Unfortunately, the practice of giving salary increases to senior management at the same time as freezing or cutting salaries of everyone else or making people redundant to ensure parity with the market and to ‘keep talent’ is oddly reminiscent of the corporate sector, most particularly companies in the City. Justification by recourse to looking at benchmarking with the market is one thing, but when the market as a whole in the sector is moving towards a model that rewards those at the top heavily and underpays and undervalues everyone else, what does this mean if you are an organisation supposed to be motivated by a desire for social (including economic) justice?
Cuts to salaries and benefits are often justified by talking about the present economic climate and the need for ‘austerity’. It is getting harder and harder to raise money. Individual giving is falling as supporters suffer the brunt of the recession, government funding is becoming harder to access and trusts and foundations are over-subscibed with grant applications. However, as with so much else, it seems that we are not ‘all in this together.’
What I find completely indefensible is organisations that increase senior management salaries while continuing to employ interns to do actual jobs but not paying them i.e. expecting people to work for free, in some cases full-time, knowing that there are those who will be willing to do so in order to gain the necessary experience to get paid employment. Of course this restricts access to the sector to those who are able to live in London, where most jobs are based, and not be paid for work i.e. primarily to those with family money and/ or accommodation in London. There is an expectation that people need to ‘do their time’ in order to get a job. This largely means the equivalent of working for free for at least a year on a full-time basis. Who can afford to do that in London? The only reason I managed to get a job in the sector was because I lived in China after university. I ‘did my time’ there doing an unpaid internship but able to cover my living expenses by picking up relatively well paid work and living in a country where the cost of living is relatively low.
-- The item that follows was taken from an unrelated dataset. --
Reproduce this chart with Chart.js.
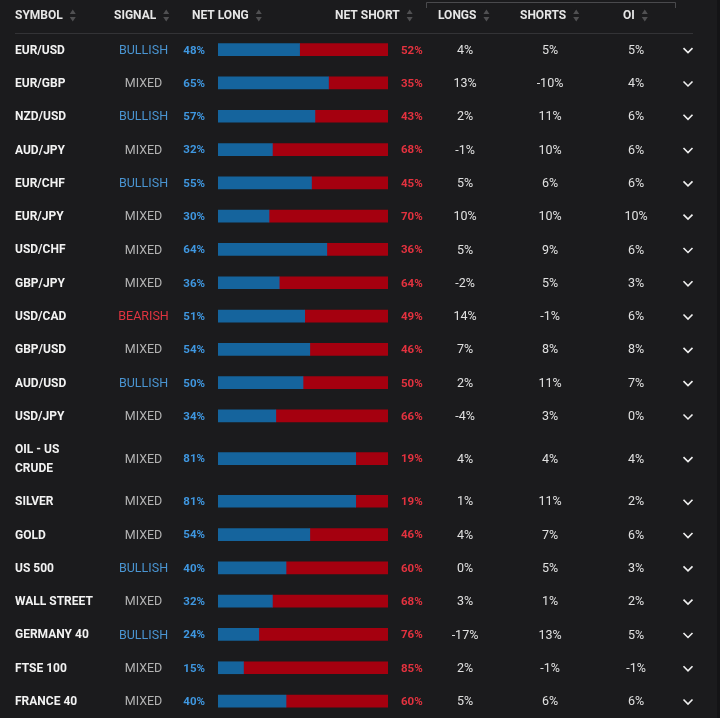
<!DOCTYPE html>
<html>
<head>
<meta charset="utf-8">
<script src="https://cdn.jsdelivr.net/npm/chart.js@4.4.1/dist/chart.umd.min.js"></script>
<style>
    html, body { margin: 0; padding: 0; background: #1b1b1d; }
    #wrap { position: relative; width: 720px; height: 718px; }
</style>
</head>
<body>
<div id="wrap"><canvas id="sentimentChart"></canvas></div>
<script>
// ── Data ─────────────────────────────────────────────────────────────────────
const symbols = [
    ['EUR/USD'], ['EUR/GBP'], ['NZD/USD'], ['AUD/JPY'], ['EUR/CHF'], ['EUR/JPY'],
    ['USD/CHF'], ['GBP/JPY'], ['USD/CAD'], ['GBP/USD'], ['AUD/USD'], ['USD/JPY'],
    ['OIL - US', 'CRUDE'], ['SILVER'], ['GOLD'], ['US 500'], ['WALL STREET'],
    ['GERMANY 40'], ['FTSE 100'], ['FRANCE 40']
];
const signals = [
    'BULLISH', 'MIXED', 'BULLISH', 'MIXED', 'BULLISH', 'MIXED', 'MIXED', 'MIXED',
    'BEARISH', 'MIXED', 'BULLISH', 'MIXED', 'MIXED', 'MIXED', 'MIXED', 'BULLISH',
    'MIXED', 'BULLISH', 'MIXED', 'MIXED'
];
const netLong  = [48, 65, 57, 32, 55, 30, 64, 36, 51, 54, 50, 34, 81, 81, 54, 40, 32, 24, 15, 40];
const netShort = [52, 35, 43, 68, 45, 70, 36, 64, 49, 46, 50, 66, 19, 19, 46, 60, 68, 76, 85, 60];
const longsChg  = [4, 13, 2, -1, 5, 10, 5, -2, 14, 7, 2, -4, 4, 1, 4, 0, 3, -17, 2, 5];
const shortsChg = [5, -10, 11, 10, 6, 10, 9, 5, -1, 8, 11, 3, 4, 11, 7, 5, 1, 13, -1, 6];
const oiChg     = [5, 4, 6, 6, 6, 10, 6, 3, 6, 8, 7, 0, 4, 2, 6, 3, 2, 5, -1, 6];
const headers = ['SYMBOL', 'SIGNAL', 'NET LONG', 'NET SHORT', 'LONGS', 'SHORTS', 'OI'];

// ── Layout ───────────────────────────────────────────────────────────────────
const W = 720, H = 718;
const HEADER_H = 33;
const ROW_H = 33.3;
const EXTRA_LINE_H = 18.7;
const BAR_LEFT = 218, BAR_RIGHT = 388;
const TEXT_DY = 1; // canvas 'middle' baseline sits a touch high

// row centres in the chart's y units (1 unit = 1 px)
const rowCenters = [];
let cursor = HEADER_H;
symbols.forEach(lines => {
    const h = ROW_H + (lines.length - 1) * EXTRA_LINE_H;
    rowCenters.push(cursor + h / 2);
    cursor += h;
});

const COLORS = {
    bg: '#1b1b1d',
    longBar: '#15649d',
    shortBar: '#a5000f',
    longText: '#3f97e0',
    shortText: '#e4323f',
    bullish: '#4a95d2',
    bearish: '#e03440',
    mixed: '#b3b3b3',
    symbol: '#f2f2f2',
    header: '#e6e6e6',
    value: '#e0e0e0',
    arrow: '#505052',
    rule: '#333336'
};
const FONT = 'Roboto, "Noto Sans", sans-serif';

// ── Text / table plugin ──────────────────────────────────────────────────────
const tablePlugin = {
    id: 'tableText',
    beforeDraw(chart) {
        const c = chart.ctx;
        c.save();
        c.fillStyle = COLORS.bg;
        c.fillRect(0, 0, W, H);
        c.fillStyle = '#141416';
        c.fillRect(717, 0, 3, H);
        c.restore();
    },
    afterDraw(chart) {
        const c = chart.ctx;
        const yScale = chart.scales.y;
        c.save();

        // header
        const hx = [15, 114, 192, 335, 438, 520, 623];
        c.font = `bold 12px ${FONT}`;
        c.textBaseline = 'middle';
        c.textAlign = 'left';
        headers.forEach((t, i) => {
            c.fillStyle = COLORS.header;
            c.fillText(t, hx[i], 15.5);
            const ax = hx[i] + c.measureText(t).width + 10;
            c.fillStyle = COLORS.arrow;
            c.beginPath();
            c.moveTo(ax - 3, 14); c.lineTo(ax + 3, 14); c.lineTo(ax, 9.5); c.closePath();
            c.fill();
            c.beginPath();
            c.moveTo(ax - 3, 17); c.lineTo(ax + 3, 17); c.lineTo(ax, 21.5); c.closePath();
            c.fill();
        });

        // bracket over LONGS / SHORTS / OI
        c.strokeStyle = '#4a4a4d';
        c.lineWidth = 1;
        c.beginPath();
        c.moveTo(426.5, 8); c.lineTo(426.5, 2.5); c.lineTo(675.5, 2.5); c.lineTo(675.5, 8);
        c.stroke();

        // header rule
        c.strokeStyle = COLORS.rule;
        c.beginPath();
        c.moveTo(15, 33.5); c.lineTo(693, 33.5);
        c.stroke();

        rowCenters.forEach((val, i) => {
            const yb = yScale.getPixelForValue(val);
            const y = yb + TEXT_DY;

            // symbol
            c.font = `bold 12px ${FONT}`;
            c.textAlign = 'left';
            c.fillStyle = COLORS.symbol;
            const lines = symbols[i];
            lines.forEach((ln, k) => {
                c.fillText(ln, 15, y + (k - (lines.length - 1) / 2) * EXTRA_LINE_H);
            });

            // signal
            c.font = `12.5px ${FONT}`;
            c.textAlign = 'center';
            const s = signals[i];
            c.fillStyle = s === 'BULLISH' ? COLORS.bullish : s === 'BEARISH' ? COLORS.bearish : COLORS.mixed;
            c.fillText(s, 143.5, y);

            // percentages
            c.font = `bold 11.5px ${FONT}`;
            c.textAlign = 'right';
            c.fillStyle = COLORS.longText;
            c.fillText(netLong[i] + '%', 205, y);
            c.textAlign = 'left';
            c.fillStyle = COLORS.shortText;
            c.fillText(netShort[i] + '%', 401, y);

            // change columns
            c.font = `12.5px ${FONT}`;
            c.textAlign = 'center';
            c.fillStyle = COLORS.value;
            c.fillText(longsChg[i] + '%', 465, y);
            c.fillText(shortsChg[i] + '%', 550, y);
            c.fillText(oiChg[i] + '%', 636, y);

            // chevron
            c.strokeStyle = '#f0f0f0';
            c.lineWidth = 1.6;
            c.beginPath();
            c.moveTo(683.5, yb - 1.5); c.lineTo(688, yb + 3); c.lineTo(692.5, yb - 1.5);
            c.stroke();
        });

        c.restore();
    }
};

// ── Chart ────────────────────────────────────────────────────────────────────
const ctx = document.getElementById('sentimentChart').getContext('2d');
const chart = new Chart(ctx, {
    type: 'bar',
    data: {
        datasets: [
            {
                label: 'Net long',
                backgroundColor: COLORS.longBar,
                data: netLong.map((v, i) => ({ x: [0, v], y: rowCenters[i] })),
                barThickness: 12,
                grouped: false
            },
            {
                label: 'Net short',
                backgroundColor: COLORS.shortBar,
                data: netShort.map((v, i) => ({ x: [netLong[i], netLong[i] + v], y: rowCenters[i] })),
                barThickness: 12,
                grouped: false
            }
        ]
    },
    options: {
        indexAxis: 'y',
        responsive: true,
        maintainAspectRatio: false,
        animation: false,
        events: [],
        layout: { padding: { left: BAR_LEFT, right: W - BAR_RIGHT, top: 0, bottom: 0 } },
        plugins: { legend: { display: false }, tooltip: { enabled: false } },
        scales: {
            x: { type: 'linear', min: 0, max: 100, display: false },
            y: { type: 'linear', min: 0, max: H, reverse: true, offset: false, display: false }
        }
    },
    plugins: [tablePlugin]
});
</script>
</body>
</html>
There was no way I could have afforded to work for free while living in London.
The international sector in the UK is already dominated by white, middle/ upper class, southern English people. Often, when I was working in London, I would look around and see that I was the only black person in the room when the topic was peacebuilding or development in Africa or Asia. Once, I discussed women’s political participation in West Africa with five white European men. The irony of this was not lost on me, even if it was something that nobody else in the room seemed to notice. I fear that, given increasing barriers to entry to the sector given our changing economic times since the start of the recession, this lack of diversity will increase even further.
I have not even written about power imbalances in the sector between European/ North American members of staff and their colleagues in the countries in which the organisations work. That is the subject of a whole other blog post!
Organisations that are so closely aligned to work to redress and rebalance power and economic inequalities should not fail to look internally too. There needs to be a fundamental review of the kind of sector we want to be and what values we stand for.